* **Exercise instructions**
Write out each line of the listing as it stands, without the images.

* **Source excerpt**
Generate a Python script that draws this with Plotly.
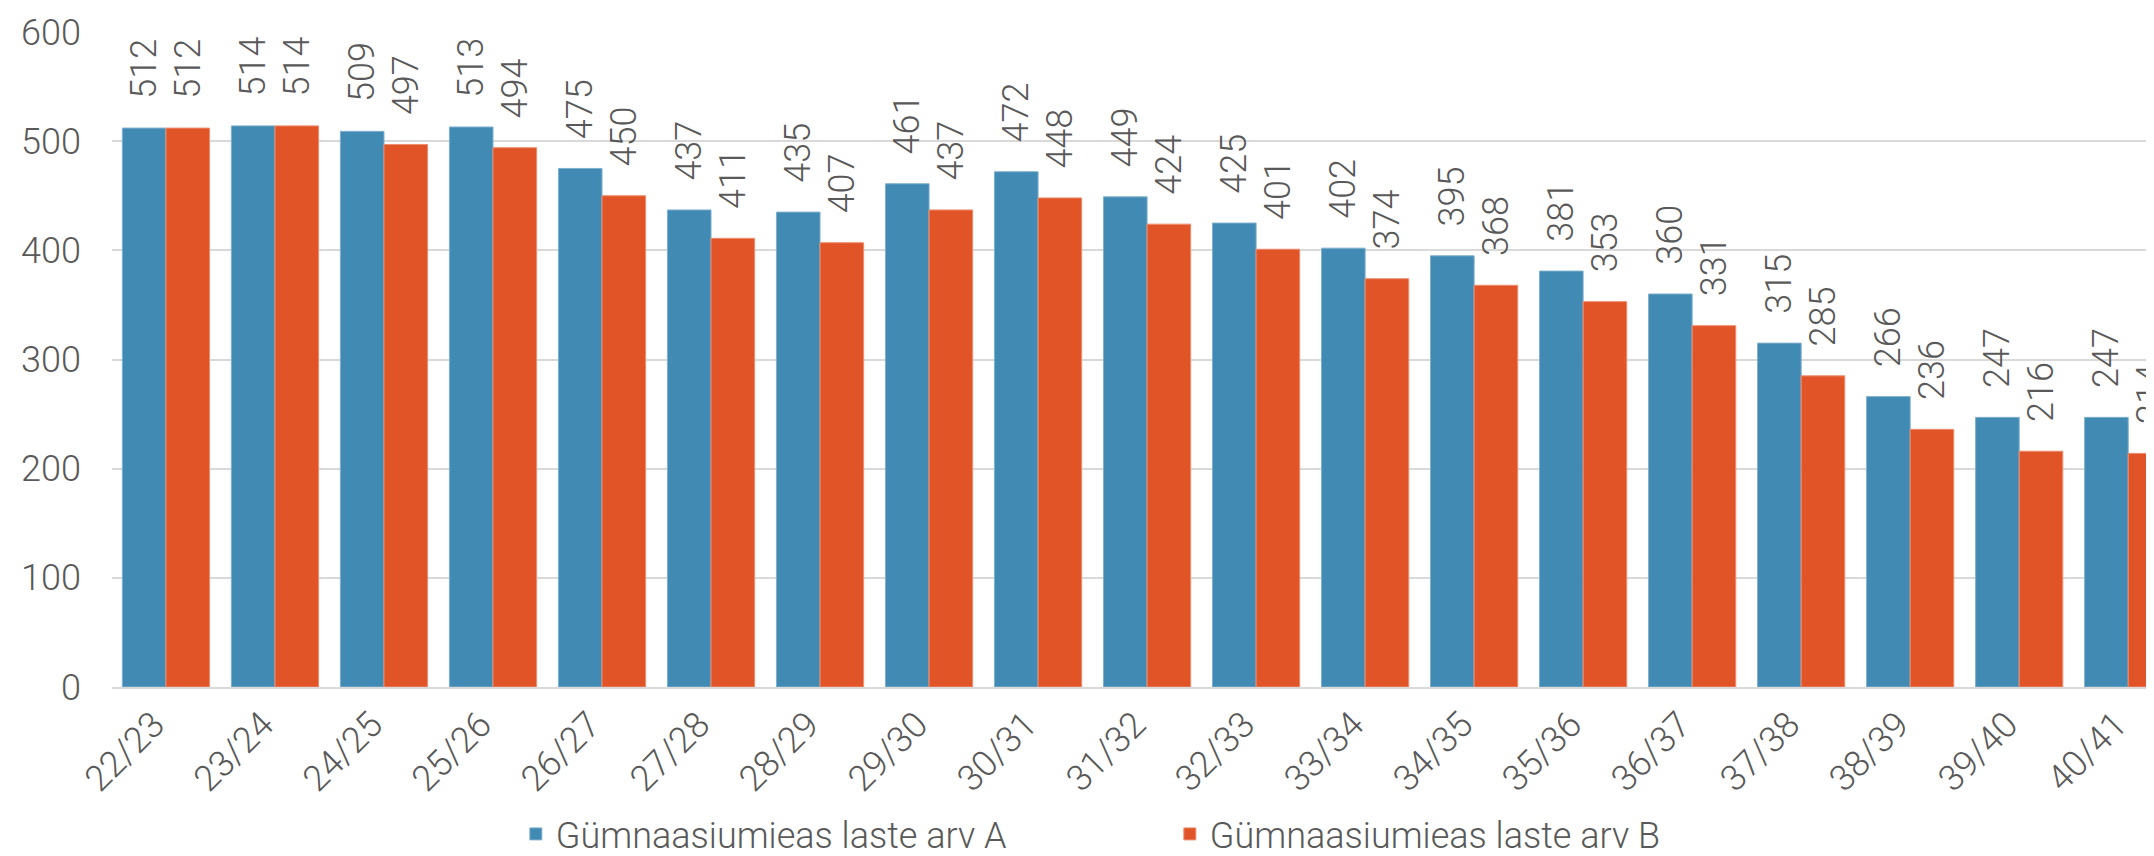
import plotly.graph_objects as go

# õppeaastad
aastad = ["22/23", "23/24", "24/25", "25/26", "26/27", "27/28", "28/29", "29/30",
          "30/31", "31/32", "32/33", "33/34", "34/35", "35/36", "36/37", "37/38",
          "38/39", "39/40", "40/41"]

laste_arv_a = [512, 514, 509, 513, 475, 437, 435, 461, 472, 449, 425, 402,
               395, 381, 360, 315, 266, 247, 247]
laste_arv_b = [512, 514, 497, 494, 450, 411, 407, 437, 448, 424, 401, 374,
               368, 353, 331, 285, 236, 216, 214]

nimi_a = "Gümnaasiumieas laste arv A"
nimi_b = "Gümnaasiumieas laste arv B"

FONT = "Roboto"
HALL = "#595959"
SUURUS = 36

fig = go.Figure()
fig.add_trace(go.Bar(
    x=aastad, y=laste_arv_a, name=nimi_a,
    marker=dict(color="#418AB3", line=dict(color="#7FB0CE", width=1)),
    text=laste_arv_a, texttemplate="   %{text}", textposition="outside",
    textangle=-90, constraintext="none",
    textfont=dict(family=FONT, size=SUURUS, color=HALL, weight=300),
    cliponaxis=False,
))
fig.add_trace(go.Bar(
    x=aastad, y=laste_arv_b, name=nimi_b,
    marker=dict(color="#E05428", line=dict(color="#EE8E6E", width=1)),
    text=laste_arv_b, texttemplate="   %{text}", textposition="outside",
    textangle=-90, constraintext="none",
    textfont=dict(family=FONT, size=SUURUS, color=HALL, weight=300),
    cliponaxis=False,
))

fig.update_layout(
    width=2154, height=856,
    barmode="group", bargap=0.2, bargroupgap=0,
    plot_bgcolor="white", paper_bgcolor="white",
    font=dict(family=FONT, size=SUURUS, color=HALL, weight=300),
    margin=dict(l=104, r=0, t=24, b=170),
    xaxis=dict(
        range=[-0.495, 18.31], tickangle=-45, showgrid=False,
        showline=True, linecolor="#d9d9d9", linewidth=2,
        ticklabelshift=-12,
        tickfont=dict(family=FONT, size=SUURUS, color=HALL, weight=300),
    ),
    yaxis=dict(
        range=[0, 600], dtick=100, showgrid=True, gridcolor="#d9d9d9",
        gridwidth=2, zeroline=False, showline=False, ticks="",
        ticklabelstandoff=30,
        tickfont=dict(family=FONT, size=SUURUS, color=HALL, weight=300),
    ),
    legend=dict(
        orientation="h", x=0.197, xanchor="left", y=-0.225, yanchor="middle",
        entrywidth=609,
        font=dict(family=FONT, size=SUURUS, color=HALL, weight=300),
    ),
    showlegend=True,
)

fig.write_html("out.html")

* **Task result**
Generate a Python script that draws this with Plotly.
import plotly.graph_objects as go

# õppeaastad
aastad = ["22/23", "23/24", "24/25", "25/26", "26/27", "27/28", "28/29", "29/30",
          "30/31", "31/32", "32/33", "33/34", "34/35", "35/36", "36/37", "37/38",
          "38/39", "39/40", "40/41"]

laste_arv_a = [512, 514, 509, 513, 475, 437, 435, 461, 472, 449, 425, 402,
               395, 381, 360, 315, 266, 247, 247]
laste_arv_b = [512, 514, 497, 494, 450, 411, 407, 437, 448, 424, 401, 374,
               368, 353, 331, 285, 236, 216, 214]

nimi_a = "Gümnaasiumieas laste arv A"
nimi_b = "Gümnaasiumieas laste arv B"

FONT = "Roboto"
HALL = "#595959"
SUURUS = 36

fig = go.Figure()
fig.add_trace(go.Bar(
    x=aastad, y=laste_arv_a, name=nimi_a,
    marker=dict(color="#418AB3", line=dict(color="#7FB0CE", width=1)),
    text=laste_arv_a, texttemplate="   %{text}", textposition="outside",
    textangle=-90, constraintext="none",
    textfont=dict(family=FONT, size=SUURUS, color=HALL, weight=300),
    cliponaxis=False,
))
fig.add_trace(go.Bar(
    x=aastad, y=laste_arv_b, name=nimi_b,
    marker=dict(color="#E05428", line=dict(color="#EE8E6E", width=1)),
    text=laste_arv_b, texttemplate="   %{text}", textposition="outside",
    textangle=-90, constraintext="none",
    textfont=dict(family=FONT, size=SUURUS, color=HALL, weight=300),
    cliponaxis=False,
))

fig.update_layout(
    width=2154, height=856,
    barmode="group", bargap=0.2, bargroupgap=0,
    plot_bgcolor="white", paper_bgcolor="white",
    font=dict(family=FONT, size=SUURUS, color=HALL, weight=300),
    margin=dict(l=104, r=0, t=24, b=170),
    xaxis=dict(
        range=[-0.495, 18.31], tickangle=-45, showgrid=False,
        showline=True, linecolor="#d9d9d9", linewidth=2,
        ticklabelshift=-12,
        tickfont=dict(family=FONT, size=SUURUS, color=HALL, weight=300),
    ),
    yaxis=dict(
        range=[0, 600], dtick=100, showgrid=True, gridcolor="#d9d9d9",
        gridwidth=2, zeroline=False, showline=False, ticks="",
        ticklabelstandoff=30,
        tickfont=dict(family=FONT, size=SUURUS, color=HALL, weight=300),
    ),
    legend=dict(
        orientation="h", x=0.197, xanchor="left", y=-0.225, yanchor="middle",
        entrywidth=609,
        font=dict(family=FONT, size=SUURUS, color=HALL, weight=300),
    ),
    showlegend=True,
)

fig.write_html("out.html")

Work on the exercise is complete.